La obsesión de los paparazi por obtener una imagen estival atrevida de la Princesa de Asturias, y rentabilizar así sus muchas horas de verano detrás del teleobjetivo, plantea una vez más, y van muchas, cuáles deben ser los límites de esta clase de informaciones, por llamarlas de alguna forma. Porque, como sucede en otros muchos casos, Letizia Ortiz no ha convertido su vida familiar en una saneada fuente de ingresos, a diferencia de otros personajes que la han puesto en el aparador para cobrar por ello en programas de televisión, publicaciones impresas en papel couché y soportes publicitarios de toda índole. Sin entrar en el derecho de cada cual a hacer con su intimidad lo que mejor le plazca, no es lo mismo compartir con la opinión pública la vida cotidiana que aparecer en los medios solo cuando se participa en un evento de naturaleza pública. Ese último caso es el de la princesa y no otro.

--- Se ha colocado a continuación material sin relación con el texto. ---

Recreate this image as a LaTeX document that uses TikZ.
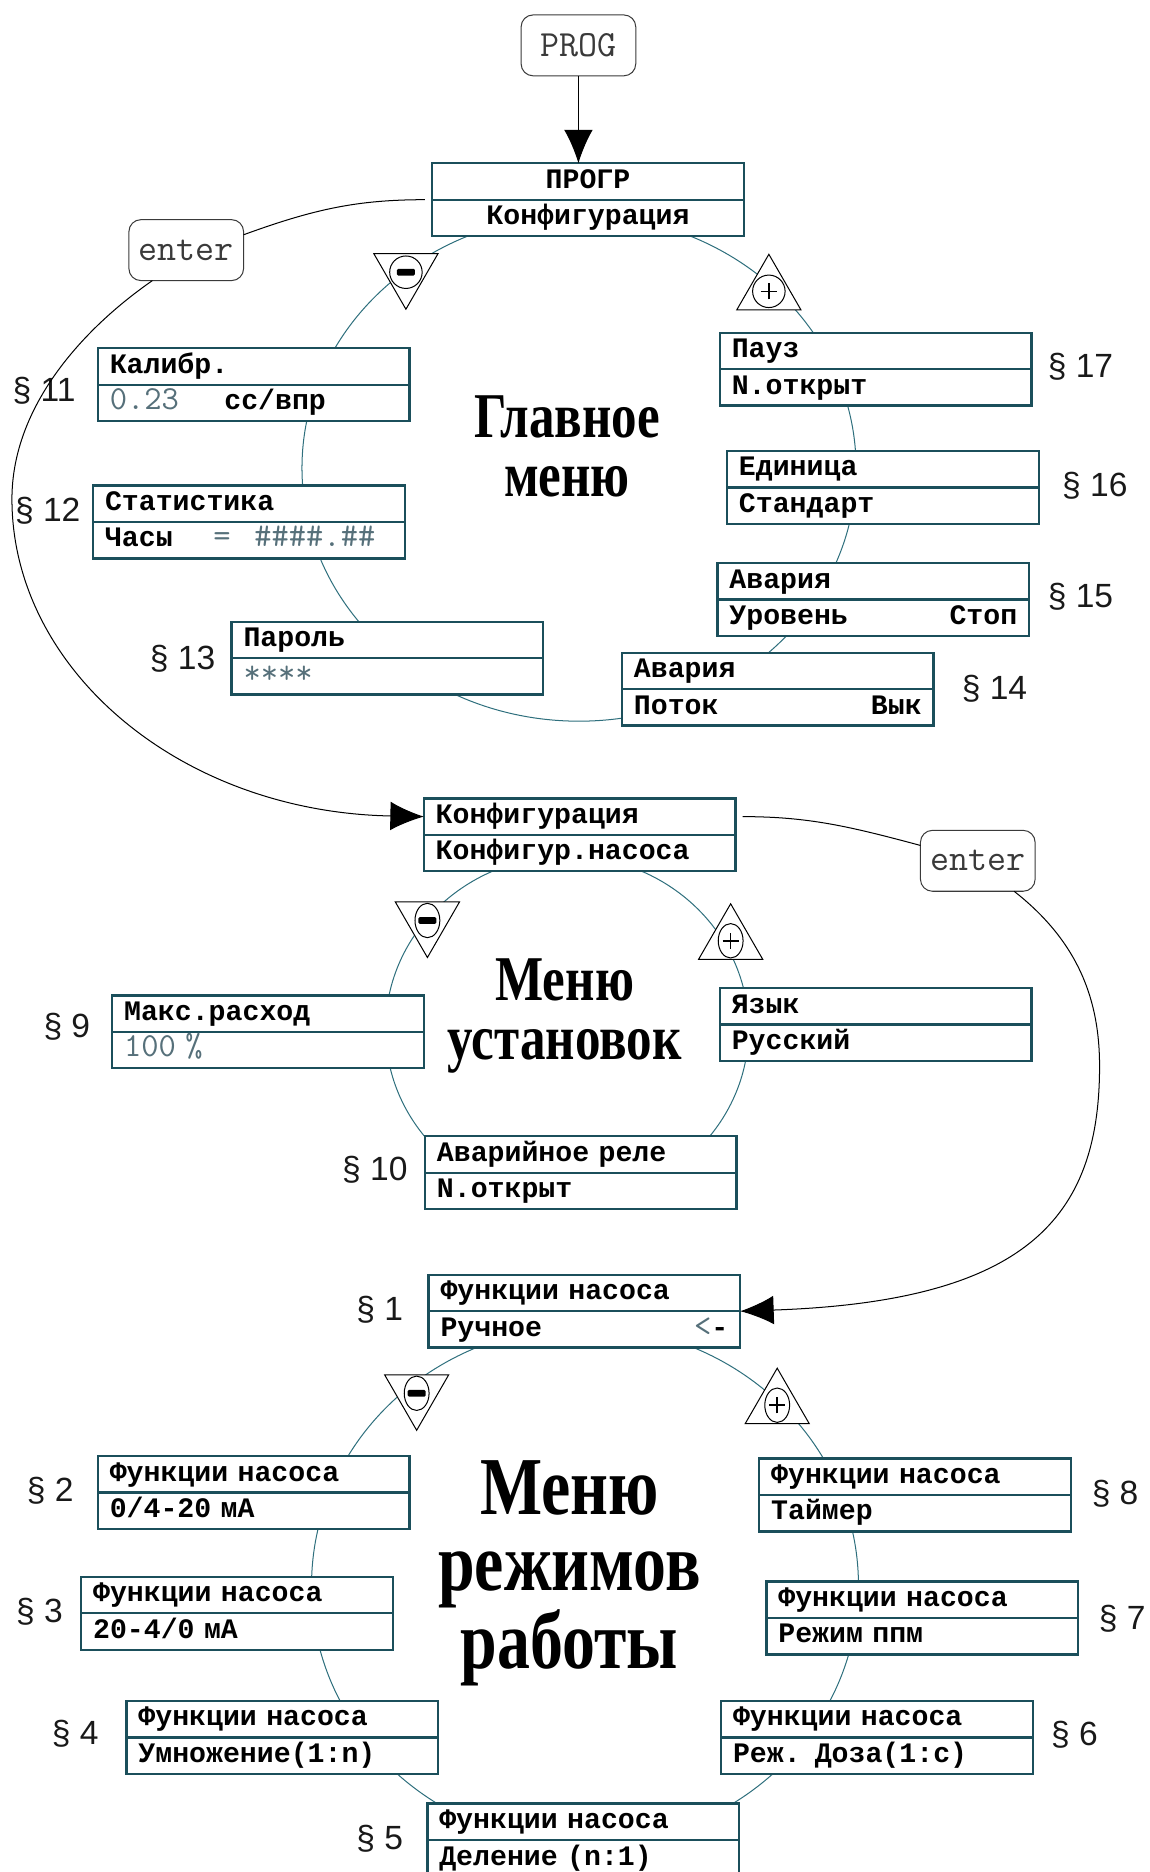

La reflexión se puede hacer extensiva a otros personajes con relevancia social, pero que fuera de su profesión o actividad públicas son celosas de su privacidad. La extravagante persecución a la que en ocasiones se ven sometidos en el transcurso de sus vacaciones es injustificable y no pocas veces bordea la transgresión de la ley en cuanto atañe al derecho a defender la intimidad, el honor y el derecho a la propia imagen. En este sentido, es interesante recordar el precedente sentado por la familia del presidente del Gobierno hace unos años, cuando cortó para siempre la posibilidad de que sus hijas fueran objeto de interés informativo durante las vacaciones y vieran perturbado su ocio con el acoso de los paparazi. Todo el mundo tiene derecho a ganarse la vida, pero no con la vida de los otros y sin pedirles permiso.